New York City will require all city workers to get the COVID-19 vaccine by Sept. 13 or submit to weekly tests as cases linked to the Delta variant rise across New York. The city will also institute an indoor mask mandate for unvaccinated municipal workers.
“The Delta variant has thrown us a curve ball,” Mayor Bill de Blasio said in a briefing on Monday. “If someone is unvaccinated unfortunately they pose a greater risk.”
The city’s broad vaccine mandate expands a policy announced last week that requires health care workers in public hospitals and clinics to be vaccinated by Aug. 2 or submit to weekly tests. Foster care, senior center or shelter staff will be required to be vaccinated by Aug. 16, with the mandate applying to the whole city workforce by the first day of public school in mid-September.

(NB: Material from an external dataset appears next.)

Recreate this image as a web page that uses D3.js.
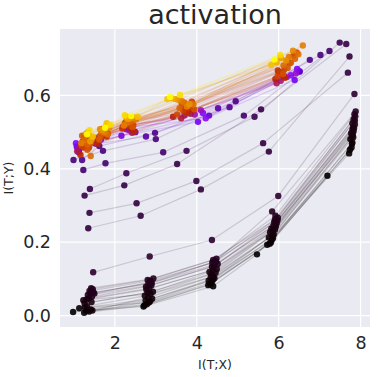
<!DOCTYPE html>
<html>
<head>
<meta charset="utf-8">
<script src="https://cdn.jsdelivr.net/npm/d3@7"></script>
<style>
  body { margin: 0; background: #fff; }
  text { font-family: "DejaVu Sans", sans-serif; fill: #262626; }
</style>
</head>
<body>
<div id="container"></div>
<script>
// logged epochs and the information plane coordinates of the 5 layers for each
const epochs = [
  0, 5, 10, 15, 20, 30, 40, 50, 60, 70, 80, 90, 100, 110, 120, 130, 140, 150, 160, 170, 180, 200,
  300, 350, 400, 450, 500, 700, 800, 900, 1100,
  1500, 2000, 2500, 3000,
  3500, 3900, 4200, 4500, 4700, 4900, 5100, 5300, 5500, 5650,
  5800, 5950, 6100, 6250, 6400, 6550, 6700, 6850, 7000, 7150,
  7300, 7450, 7600, 7750, 7900, 8100, 8300, 8500, 8800, 9100,
  9500, 10000
];

const ixt = [
  [0.98, 2.70, 4.40, 5.47, 7.19],
  [1.25, 2.72, 4.28, 5.72, 7.72],
  [1.30, 2.78, 4.33, 5.78, 7.74],
  [1.13, 2.83, 4.36, 5.81, 7.78],
  [1.37, 2.86, 4.29, 5.83, 7.79],
  [1.41, 2.75, 4.39, 5.86, 7.80],
  [1.27, 2.91, 4.43, 5.76, 7.75],
  [1.45, 2.81, 4.34, 5.85, 7.82],
  [1.32, 2.73, 4.41, 5.88, 7.79],
  [1.23, 2.87, 4.36, 5.79, 7.81],
  [1.26, 2.80, 4.46, 5.86, 7.77],
  [1.43, 2.93, 4.31, 5.91, 7.83],
  [1.31, 2.77, 4.40, 5.82, 7.80],
  [1.36, 2.84, 4.49, 5.93, 7.84],
  [1.44, 2.76, 4.37, 5.87, 7.82],
  [1.34, 2.89, 4.42, 5.95, 7.86],
  [1.40, 2.82, 4.51, 5.89, 7.80],
  [1.48, 2.90, 4.38, 5.97, 7.86],
  [1.38, 2.86, 4.47, 5.91, 7.83],
  [1.46, 2.80, 4.40, 5.98, 7.87],
  [1.42, 2.94, 4.48, 5.92, 7.85],
  [1.50, 2.88, 4.44, 5.84, 7.88],
  [1.47, 2.85, 4.37, 5.99, 7.85],
  [1.35, 2.63, 4.10, 5.76, 7.73],
  [1.38, 2.53, 3.99, 5.62, 7.69],
  [1.26, 2.23, 3.52, 5.57, 7.65],
  [1.39, 2.28, 3.75, 5.41, 7.49],
  [1.23, 1.77, 3.18, 5.15, 7.24],
  [0.99, 1.71, 3.00, 4.95, 7.02],
  [1.20, 1.62, 2.98, 4.80, 6.76],
  [1.12, 1.55, 2.76, 4.52, 6.51],
  [1.07, 1.58, 2.50, 4.30, 6.51],
  [1.12, 1.52, 2.16, 4.03, 6.39],
  [1.05, 1.66, 2.40, 4.15, 6.45],
  [1.18, 1.60, 2.30, 4.22, 6.30],
  [1.10, 1.62, 2.28, 4.10, 6.42],
  [1.15, 1.55, 2.35, 3.95, 6.20],
  [1.22, 1.68, 2.20, 3.70, 6.05],
  [1.08, 1.50, 2.42, 3.85, 5.95],
  [1.28, 1.72, 2.30, 3.62, 6.10],
  [1.18, 1.60, 2.38, 3.42, 5.92],
  [1.35, 1.75, 2.25, 3.78, 6.00],
  [1.16, 1.58, 2.48, 3.90, 6.15],
  [1.30, 1.66, 2.34, 3.66, 5.98],
  [1.24, 1.80, 2.18, 3.74, 6.08],
  [1.27, 1.69, 2.33, 3.72, 6.14],
  [1.21, 1.63, 2.41, 3.81, 6.27],
  [1.37, 1.73, 2.27, 3.67, 6.02],
  [1.29, 1.79, 2.37, 3.88, 6.36],
  [1.19, 1.67, 2.45, 3.52, 5.97],
  [1.42, 1.71, 2.29, 3.77, 6.21],
  [1.25, 1.83, 2.35, 3.63, 6.44],
  [1.33, 1.65, 2.43, 3.94, 6.11],
  [1.38, 1.70, 2.40, 3.80, 6.22],
  [1.20, 1.62, 2.26, 3.58, 6.30],
  [1.33, 1.76, 2.36, 3.86, 6.40],
  [1.41, 1.68, 2.44, 3.70, 6.12],
  [1.26, 1.82, 2.30, 3.92, 6.48],
  [1.36, 1.64, 2.52, 3.64, 6.25],
  [1.18, 1.74, 2.22, 3.76, 6.59],
  [1.44, 1.86, 2.38, 3.55, 6.35],
  [1.30, 1.70, 2.46, 3.82, 6.18],
  [1.40, 1.78, 2.32, 3.48, 6.05],
  [1.34, 1.84, 2.28, 3.40, 5.95],
  [1.46, 1.80, 2.56, 3.28, 5.82],
  [1.38, 1.88, 2.24, 3.59, 6.04],
  [1.32, 1.76, 2.40, 3.35, 5.90]
];

const ity = [
  [0.010, 0.025, 0.080, 0.167, 0.381],
  [0.008, 0.028, 0.083, 0.193, 0.442],
  [0.013, 0.031, 0.086, 0.196, 0.452],
  [0.020, 0.036, 0.091, 0.199, 0.458],
  [0.011, 0.039, 0.095, 0.206, 0.468],
  [0.017, 0.041, 0.097, 0.211, 0.472],
  [0.022, 0.046, 0.102, 0.213, 0.481],
  [0.014, 0.049, 0.105, 0.219, 0.486],
  [0.026, 0.054, 0.107, 0.221, 0.489],
  [0.042, 0.059, 0.113, 0.227, 0.495],
  [0.033, 0.063, 0.117, 0.231, 0.497],
  [0.037, 0.065, 0.119, 0.235, 0.503],
  [0.044, 0.071, 0.125, 0.237, 0.507],
  [0.047, 0.074, 0.127, 0.243, 0.511],
  [0.052, 0.079, 0.133, 0.245, 0.514],
  [0.056, 0.083, 0.135, 0.251, 0.521],
  [0.061, 0.087, 0.141, 0.255, 0.524],
  [0.063, 0.089, 0.145, 0.259, 0.532],
  [0.067, 0.095, 0.147, 0.262, 0.535],
  [0.072, 0.097, 0.152, 0.267, 0.543],
  [0.075, 0.101, 0.155, 0.272, 0.549],
  [0.060, 0.092, 0.146, 0.284, 0.556],
  [0.118, 0.161, 0.206, 0.326, 0.604],
  [0.238, 0.272, 0.344, 0.447, 0.706],
  [0.280, 0.306, 0.367, 0.470, 0.662],
  [0.327, 0.355, 0.413, 0.562, 0.740],
  [0.345, 0.388, 0.449, 0.542, 0.744],
  [0.397, 0.415, 0.445, 0.545, 0.721],
  [0.424, 0.449, 0.481, 0.584, 0.710],
  [0.424, 0.462, 0.498, 0.568, 0.697],
  [0.445, 0.468, 0.488, 0.565, 0.665],
  [0.460, 0.475, 0.500, 0.545, 0.665],
  [0.452, 0.470, 0.490, 0.528, 0.642],
  [0.470, 0.480, 0.505, 0.552, 0.672],
  [0.462, 0.485, 0.512, 0.538, 0.655],
  [0.455, 0.478, 0.508, 0.560, 0.660],
  [0.462, 0.482, 0.505, 0.548, 0.650],
  [0.470, 0.490, 0.515, 0.545, 0.640],
  [0.448, 0.472, 0.498, 0.550, 0.633],
  [0.476, 0.495, 0.520, 0.538, 0.655],
  [0.465, 0.485, 0.512, 0.542, 0.645],
  [0.480, 0.500, 0.525, 0.556, 0.662],
  [0.438, 0.468, 0.502, 0.562, 0.648],
  [0.485, 0.492, 0.518, 0.568, 0.668],
  [0.458, 0.488, 0.510, 0.552, 0.656],
  [0.468, 0.493, 0.521, 0.566, 0.671],
  [0.474, 0.487, 0.516, 0.571, 0.688],
  [0.458, 0.497, 0.527, 0.559, 0.664],
  [0.483, 0.503, 0.531, 0.583, 0.709],
  [0.462, 0.489, 0.519, 0.548, 0.652],
  [0.471, 0.509, 0.533, 0.574, 0.693],
  [0.487, 0.496, 0.524, 0.579, 0.717],
  [0.452, 0.491, 0.514, 0.562, 0.659],
  [0.472, 0.505, 0.530, 0.572, 0.675],
  [0.490, 0.480, 0.522, 0.565, 0.690],
  [0.466, 0.498, 0.528, 0.578, 0.700],
  [0.435, 0.502, 0.532, 0.580, 0.682],
  [0.478, 0.494, 0.526, 0.575, 0.712],
  [0.492, 0.508, 0.535, 0.584, 0.705],
  [0.470, 0.500, 0.518, 0.570, 0.736],
  [0.482, 0.512, 0.538, 0.588, 0.722],
  [0.496, 0.506, 0.540, 0.576, 0.695],
  [0.475, 0.515, 0.536, 0.590, 0.702],
  [0.500, 0.518, 0.542, 0.592, 0.690],
  [0.488, 0.524, 0.542, 0.590, 0.683],
  [0.505, 0.520, 0.546, 0.601, 0.710],
  [0.494, 0.512, 0.544, 0.596, 0.698]
];

const xTicks = [2, 4, 6, 8];
const yTicks = [0.0, 0.2, 0.4, 0.6];

const W = 378, H = 377;
const plot = { left: 60, right: 370, top: 29, bottom: 327 };

const svg = d3.select('#container')
  .append('svg')
  .attr('width', W)
  .attr('height', H);

const x = d3.scaleLinear().domain([0.66, 8.23]).range([plot.left, plot.right]);
const y = d3.scaleLinear().domain([-0.031, 0.781]).range([plot.bottom, plot.top]);

// matplotlib "gnuplot" colormap
const gnuplot = (t) => {
  const c = v => Math.round(255 * Math.max(0, Math.min(1, v)));
  return `rgb(${c(Math.sqrt(t))},${c(t * t * t)},${c(Math.sin(2 * Math.PI * t))})`;
};
const colorT = d3.scaleLinear().domain([0, d3.max(epochs)]).range([0, 1]);

svg.append('rect')
  .attr('x', plot.left)
  .attr('y', plot.top)
  .attr('width', plot.right - plot.left)
  .attr('height', plot.bottom - plot.top)
  .attr('fill', '#eaeaf2');

const grid = svg.append('g').attr('stroke', '#fff').attr('stroke-width', 1.2);
grid.selectAll('.vx').data(xTicks).enter().append('line')
  .attr('x1', d => x(d)).attr('x2', d => x(d))
  .attr('y1', plot.top).attr('y2', plot.bottom);
grid.selectAll('.hy').data(yTicks).enter().append('line')
  .attr('x1', plot.left).attr('x2', plot.right)
  .attr('y1', d => y(d)).attr('y2', d => y(d));

svg.append('clipPath').attr('id', 'clip')
  .append('rect')
  .attr('x', plot.left).attr('y', plot.top)
  .attr('width', plot.right - plot.left).attr('height', plot.bottom - plot.top);

const marks = svg.append('g').attr('clip-path', 'url(#clip)');
const line = d3.line().x(d => x(d[0])).y(d => y(d[1]));

epochs.forEach((ep, i) => {
  const pts = ixt[i].map((v, j) => [v, ity[i][j]]);
  const col = gnuplot(colorT(ep));
  marks.append('path')
    .attr('d', line(pts))
    .attr('fill', 'none')
    .attr('stroke', col)
    .attr('stroke-width', 1.2)
    .attr('stroke-opacity', 0.16);
  marks.selectAll(null).data(pts).enter().append('circle')
    .attr('cx', d => x(d[0]))
    .attr('cy', d => y(d[1]))
    .attr('r', 3.2)
    .attr('fill', col)
    .attr('fill-opacity', 0.9);
});

const xAxis = svg.append('g')
  .attr('transform', `translate(0,${plot.bottom})`)
  .call(d3.axisBottom(x).tickValues(xTicks).tickSize(0).tickPadding(10).tickFormat(d3.format('d')));
const yAxis = svg.append('g')
  .attr('transform', `translate(${plot.left},0)`)
  .call(d3.axisLeft(y).tickValues(yTicks).tickSize(0).tickPadding(9).tickFormat(d3.format('.1f')));
[xAxis, yAxis].forEach(a => {
  a.select('.domain').remove();
  a.selectAll('text').attr('font-size', 17.5).attr('font-family', 'DejaVu Sans').attr('fill', '#262626');
});

svg.append('text')
  .attr('x', (plot.left + plot.right) / 2)
  .attr('y', 24)
  .attr('text-anchor', 'middle')
  .attr('font-size', 27)
  .text('activation');

svg.append('text')
  .attr('x', (plot.left + plot.right) / 2)
  .attr('y', 369)
  .attr('text-anchor', 'middle')
  .attr('font-size', 12.5)
  .text('I(T;X)');

svg.append('text')
  .attr('transform', `translate(13,${(plot.top + plot.bottom) / 2}) rotate(-90)`)
  .attr('text-anchor', 'middle')
  .attr('font-size', 12.5)
  .text('I(T;Y)');
</script>
</body>
</html>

“This means everybody,” he says, noting schoolteachers, police, fire officials, front line and office workers.
About 60% of the city’s more than 42,000 public hospital employees have been vaccinated, according to Mitchell Katz, president and chief executive officer of the system. Only 54% of people are fully vaccinated in the city, which missed its goal of fully vaccinating 5 million New Yorkers by the end of June. Just over 4.5 million New Yorkers are fully vaccinated.
“Don’t wait: The virus is here now and it’s transmitting quickly due to the Delta variant, a particularly aggressive strain of the virus, with cases rising rapidly particularly among unvaccinated,” said Health Commissioner Dave Chokshi.
De Blasio also urged private employers to start requiring the shots and said the rise in cases was largely among unvaccinated residents. The city recorded 1,074 new cases of the virus July 22, compared with 56 daily cases June 21, although hospitalizations have remained low, with only 28 reported July 22.
“My message to the private sector is go as far as you can go right now,” he said. “I would strongly urge a vaccination mandate.”